The string of rate hikes since 2021 and their impact on economic growth and the uncertainty as to how severe the global economic recession will be will remain the focus of investors’ concern. Hightened geo-political developments have also affected investor sentiments. The outlook on interest rate trend and expectation on the Fed’s rate decisions will continue to have a major influence on investors’ investment decisions on risk assets. The easing of inflation rate in recent months has lifted investors’ sentiment. The US headline consumer price index (CPI) continued to ease with the latest reading at 5.0% in March.  The threat that the failure of several regional banks in the US may develop into a larger financial crisis seemed to have raised market expectation that the Fed would be less hawkish. Given the various forces at play, the market can be expected to remain volatile.

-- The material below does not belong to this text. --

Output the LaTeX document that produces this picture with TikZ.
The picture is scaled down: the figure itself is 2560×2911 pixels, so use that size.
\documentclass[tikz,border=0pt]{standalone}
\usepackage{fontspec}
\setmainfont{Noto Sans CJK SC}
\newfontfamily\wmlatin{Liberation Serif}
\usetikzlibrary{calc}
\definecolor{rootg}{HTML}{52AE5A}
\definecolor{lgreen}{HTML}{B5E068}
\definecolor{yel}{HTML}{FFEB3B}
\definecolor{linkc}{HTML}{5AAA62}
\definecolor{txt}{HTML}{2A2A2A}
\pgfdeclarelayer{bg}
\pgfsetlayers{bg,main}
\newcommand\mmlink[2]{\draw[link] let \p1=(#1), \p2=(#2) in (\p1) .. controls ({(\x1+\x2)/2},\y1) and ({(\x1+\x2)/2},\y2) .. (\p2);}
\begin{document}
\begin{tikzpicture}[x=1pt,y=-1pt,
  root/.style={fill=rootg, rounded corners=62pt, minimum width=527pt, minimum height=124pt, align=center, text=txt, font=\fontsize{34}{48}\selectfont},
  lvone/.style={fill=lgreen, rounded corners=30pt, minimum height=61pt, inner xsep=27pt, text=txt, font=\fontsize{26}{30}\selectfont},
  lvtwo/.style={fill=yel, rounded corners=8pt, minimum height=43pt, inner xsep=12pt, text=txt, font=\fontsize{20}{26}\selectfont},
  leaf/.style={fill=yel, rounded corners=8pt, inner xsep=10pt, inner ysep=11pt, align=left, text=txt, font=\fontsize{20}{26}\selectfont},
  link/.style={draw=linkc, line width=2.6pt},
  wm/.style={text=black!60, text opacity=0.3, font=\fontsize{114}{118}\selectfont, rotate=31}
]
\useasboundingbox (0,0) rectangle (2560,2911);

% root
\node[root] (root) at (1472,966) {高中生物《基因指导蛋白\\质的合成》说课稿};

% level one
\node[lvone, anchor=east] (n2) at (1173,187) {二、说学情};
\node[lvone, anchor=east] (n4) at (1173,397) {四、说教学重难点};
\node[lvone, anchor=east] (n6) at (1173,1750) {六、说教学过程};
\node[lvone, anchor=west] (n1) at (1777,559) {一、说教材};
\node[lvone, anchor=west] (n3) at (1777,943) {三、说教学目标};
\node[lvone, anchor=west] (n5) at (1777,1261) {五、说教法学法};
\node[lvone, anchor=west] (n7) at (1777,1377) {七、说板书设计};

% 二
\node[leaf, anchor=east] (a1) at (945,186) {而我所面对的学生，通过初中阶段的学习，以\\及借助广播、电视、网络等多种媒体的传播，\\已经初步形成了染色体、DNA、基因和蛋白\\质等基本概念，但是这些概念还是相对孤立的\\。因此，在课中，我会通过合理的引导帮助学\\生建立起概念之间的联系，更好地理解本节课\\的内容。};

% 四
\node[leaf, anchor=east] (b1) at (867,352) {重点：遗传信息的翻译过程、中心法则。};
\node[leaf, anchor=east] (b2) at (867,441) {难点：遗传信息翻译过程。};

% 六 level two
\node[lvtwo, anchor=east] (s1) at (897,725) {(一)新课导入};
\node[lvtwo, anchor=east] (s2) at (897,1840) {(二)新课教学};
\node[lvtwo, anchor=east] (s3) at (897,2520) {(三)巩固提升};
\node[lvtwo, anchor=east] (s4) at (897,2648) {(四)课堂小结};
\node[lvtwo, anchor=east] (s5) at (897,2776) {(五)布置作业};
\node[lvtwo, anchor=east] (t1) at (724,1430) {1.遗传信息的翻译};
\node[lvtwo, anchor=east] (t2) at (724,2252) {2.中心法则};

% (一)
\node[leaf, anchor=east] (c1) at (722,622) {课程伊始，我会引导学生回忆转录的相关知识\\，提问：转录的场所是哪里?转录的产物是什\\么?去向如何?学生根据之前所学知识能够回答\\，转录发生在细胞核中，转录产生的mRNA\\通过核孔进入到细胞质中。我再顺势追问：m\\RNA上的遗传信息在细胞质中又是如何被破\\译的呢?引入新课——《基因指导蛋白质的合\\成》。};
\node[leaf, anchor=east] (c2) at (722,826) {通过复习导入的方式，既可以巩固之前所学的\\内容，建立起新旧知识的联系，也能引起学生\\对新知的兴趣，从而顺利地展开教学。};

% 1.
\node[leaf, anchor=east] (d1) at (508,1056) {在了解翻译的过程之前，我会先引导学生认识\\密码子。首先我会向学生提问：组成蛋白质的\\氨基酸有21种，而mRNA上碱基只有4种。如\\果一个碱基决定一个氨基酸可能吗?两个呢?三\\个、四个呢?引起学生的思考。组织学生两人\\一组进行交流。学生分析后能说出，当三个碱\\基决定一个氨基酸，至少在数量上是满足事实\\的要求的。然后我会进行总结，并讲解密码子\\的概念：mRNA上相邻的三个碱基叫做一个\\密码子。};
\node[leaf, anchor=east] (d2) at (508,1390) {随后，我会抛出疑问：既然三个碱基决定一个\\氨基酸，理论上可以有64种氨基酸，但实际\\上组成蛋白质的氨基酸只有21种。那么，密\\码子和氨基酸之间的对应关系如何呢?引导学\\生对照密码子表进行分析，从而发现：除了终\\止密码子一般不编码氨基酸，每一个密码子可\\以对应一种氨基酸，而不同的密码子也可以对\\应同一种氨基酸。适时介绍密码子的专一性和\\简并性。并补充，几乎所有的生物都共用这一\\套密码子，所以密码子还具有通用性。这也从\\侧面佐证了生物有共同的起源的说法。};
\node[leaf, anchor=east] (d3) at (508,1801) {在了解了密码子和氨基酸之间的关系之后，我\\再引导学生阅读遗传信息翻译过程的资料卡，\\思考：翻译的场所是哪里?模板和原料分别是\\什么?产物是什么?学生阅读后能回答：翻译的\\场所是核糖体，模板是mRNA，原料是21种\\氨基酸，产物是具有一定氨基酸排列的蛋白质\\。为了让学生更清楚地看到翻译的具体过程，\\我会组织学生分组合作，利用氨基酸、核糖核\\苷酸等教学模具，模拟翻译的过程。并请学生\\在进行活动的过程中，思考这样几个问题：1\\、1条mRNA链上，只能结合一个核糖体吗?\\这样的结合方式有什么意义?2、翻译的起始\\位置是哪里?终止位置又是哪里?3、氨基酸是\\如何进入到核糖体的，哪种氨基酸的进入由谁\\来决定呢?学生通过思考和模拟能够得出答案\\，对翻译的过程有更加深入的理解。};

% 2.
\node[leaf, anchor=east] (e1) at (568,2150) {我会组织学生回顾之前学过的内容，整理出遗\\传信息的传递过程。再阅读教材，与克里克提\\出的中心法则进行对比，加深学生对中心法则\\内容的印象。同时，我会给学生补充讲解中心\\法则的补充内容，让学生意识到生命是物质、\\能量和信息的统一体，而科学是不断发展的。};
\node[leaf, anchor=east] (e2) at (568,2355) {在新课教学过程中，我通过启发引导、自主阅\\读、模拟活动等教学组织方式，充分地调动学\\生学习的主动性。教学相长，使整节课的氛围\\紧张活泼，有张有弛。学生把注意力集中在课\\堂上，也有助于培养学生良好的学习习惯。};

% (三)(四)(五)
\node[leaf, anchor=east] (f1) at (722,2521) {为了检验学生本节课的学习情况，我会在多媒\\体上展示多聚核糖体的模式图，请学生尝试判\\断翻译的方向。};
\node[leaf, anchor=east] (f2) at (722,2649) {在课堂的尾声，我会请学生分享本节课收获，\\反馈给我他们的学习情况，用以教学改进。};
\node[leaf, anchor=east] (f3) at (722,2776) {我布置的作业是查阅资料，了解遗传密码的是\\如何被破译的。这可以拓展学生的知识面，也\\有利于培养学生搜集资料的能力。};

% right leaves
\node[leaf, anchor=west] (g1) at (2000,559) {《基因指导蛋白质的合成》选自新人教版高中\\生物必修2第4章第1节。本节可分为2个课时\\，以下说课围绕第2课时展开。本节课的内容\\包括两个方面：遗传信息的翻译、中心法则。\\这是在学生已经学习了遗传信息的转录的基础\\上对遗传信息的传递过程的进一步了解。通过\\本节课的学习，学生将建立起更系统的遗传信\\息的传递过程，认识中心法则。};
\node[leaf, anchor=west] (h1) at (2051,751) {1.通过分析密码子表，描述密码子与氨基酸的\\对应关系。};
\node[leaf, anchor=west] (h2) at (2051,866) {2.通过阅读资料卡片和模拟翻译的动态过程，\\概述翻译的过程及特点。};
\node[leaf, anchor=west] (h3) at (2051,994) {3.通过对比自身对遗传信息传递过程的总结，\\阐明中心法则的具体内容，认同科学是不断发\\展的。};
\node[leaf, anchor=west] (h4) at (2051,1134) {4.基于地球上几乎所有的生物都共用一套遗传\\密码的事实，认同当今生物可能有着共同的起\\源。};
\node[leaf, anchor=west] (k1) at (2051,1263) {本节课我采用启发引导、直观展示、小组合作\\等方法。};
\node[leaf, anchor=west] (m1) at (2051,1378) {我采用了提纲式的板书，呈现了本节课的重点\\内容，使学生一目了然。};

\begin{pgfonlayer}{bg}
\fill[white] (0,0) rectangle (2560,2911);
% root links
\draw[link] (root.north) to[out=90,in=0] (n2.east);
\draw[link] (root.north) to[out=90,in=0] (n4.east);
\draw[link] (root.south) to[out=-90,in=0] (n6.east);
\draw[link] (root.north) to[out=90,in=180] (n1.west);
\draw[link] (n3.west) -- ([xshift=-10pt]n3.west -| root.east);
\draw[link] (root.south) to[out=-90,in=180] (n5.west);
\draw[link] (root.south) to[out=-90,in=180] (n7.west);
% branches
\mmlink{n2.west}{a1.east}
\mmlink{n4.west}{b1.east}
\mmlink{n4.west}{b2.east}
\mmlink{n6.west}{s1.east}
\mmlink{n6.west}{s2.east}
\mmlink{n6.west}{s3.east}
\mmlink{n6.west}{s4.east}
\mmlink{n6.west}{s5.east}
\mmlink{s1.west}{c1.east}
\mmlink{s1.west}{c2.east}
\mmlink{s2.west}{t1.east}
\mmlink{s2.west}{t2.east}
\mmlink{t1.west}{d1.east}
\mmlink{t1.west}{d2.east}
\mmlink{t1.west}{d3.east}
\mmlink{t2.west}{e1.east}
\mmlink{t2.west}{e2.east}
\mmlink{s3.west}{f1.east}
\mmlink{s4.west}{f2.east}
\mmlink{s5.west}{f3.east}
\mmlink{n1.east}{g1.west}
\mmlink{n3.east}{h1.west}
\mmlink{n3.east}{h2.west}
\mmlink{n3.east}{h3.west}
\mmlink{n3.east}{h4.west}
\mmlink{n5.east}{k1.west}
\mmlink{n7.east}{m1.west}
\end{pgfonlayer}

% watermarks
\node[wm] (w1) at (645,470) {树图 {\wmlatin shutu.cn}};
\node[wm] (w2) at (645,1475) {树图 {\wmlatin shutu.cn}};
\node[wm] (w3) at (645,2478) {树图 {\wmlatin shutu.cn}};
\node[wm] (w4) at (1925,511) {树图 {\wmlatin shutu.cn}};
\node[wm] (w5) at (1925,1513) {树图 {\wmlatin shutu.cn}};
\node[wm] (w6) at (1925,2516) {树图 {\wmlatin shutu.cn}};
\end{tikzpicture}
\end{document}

The market corrections in recent periods present opportunities, especially in Asia ex. Japan, in particular Chinese equities on depressed valuation. The positive impacts of expansionary Chinese policies to support economic activities, the pivot from the zero-Covid strategy and resumption of normalized business operating environment are positive for Chinese risk assets, though policy changes, both within China and those from without could have significant impact on the business and economic development in China.

We remain watchful of geo-political developments as well as policy directions in the major economies, in particular US and China, which will have major implications on economies in general as well as on specific sectors.  US economic and inflation data and policy responses in terms of rate hikes in 2023 will affect market sentiments and liquidity, not just in the US but world wide. The market seems to have factored in a peak in interest rates in 2023, though risk remains. In Asia, the focus is on the extent of China’s economic recovery following the end of its “zero Covid” policy.

While we are more cautiously optimistic, there remains headwind for risk assets, including high interest rate and slower economic activities in 2023, as well as the still relatively high valuations in the developed markets. The continuing geo-political tension in Europe and in East Asia will keep risk premium elevated at times and result in markets volatility.

We continue to apply our strategy of focusing on identifying fundamentally healthy companies with low valuations, low leverage, high growth, robust management and a strong track record, and adherence to our investment philosophy of “Never Fully Invest at All Times” which has served us well over the years. We are also in the midst of developing a robust ESG investment framework to meet the increased expectations of investors and other stakeholders. We thank you once again for your continued faith in us, and hope to remain good stewards in our endeavour to protect and grow your capital.


This article is solely for information purposes. It is not intended as an offer or solicitation for the purchase or sale of any financial instrument, investment product or service. The information contained herein does not have any regard to the specific investment objectives, financial situation or particular needs of any person. Investors may wish to seek advice from a financial advisor before making any investment decision. Past performance is not indicative of future results. An investment is subject to investment risks, including the possible loss of the principal amount invested.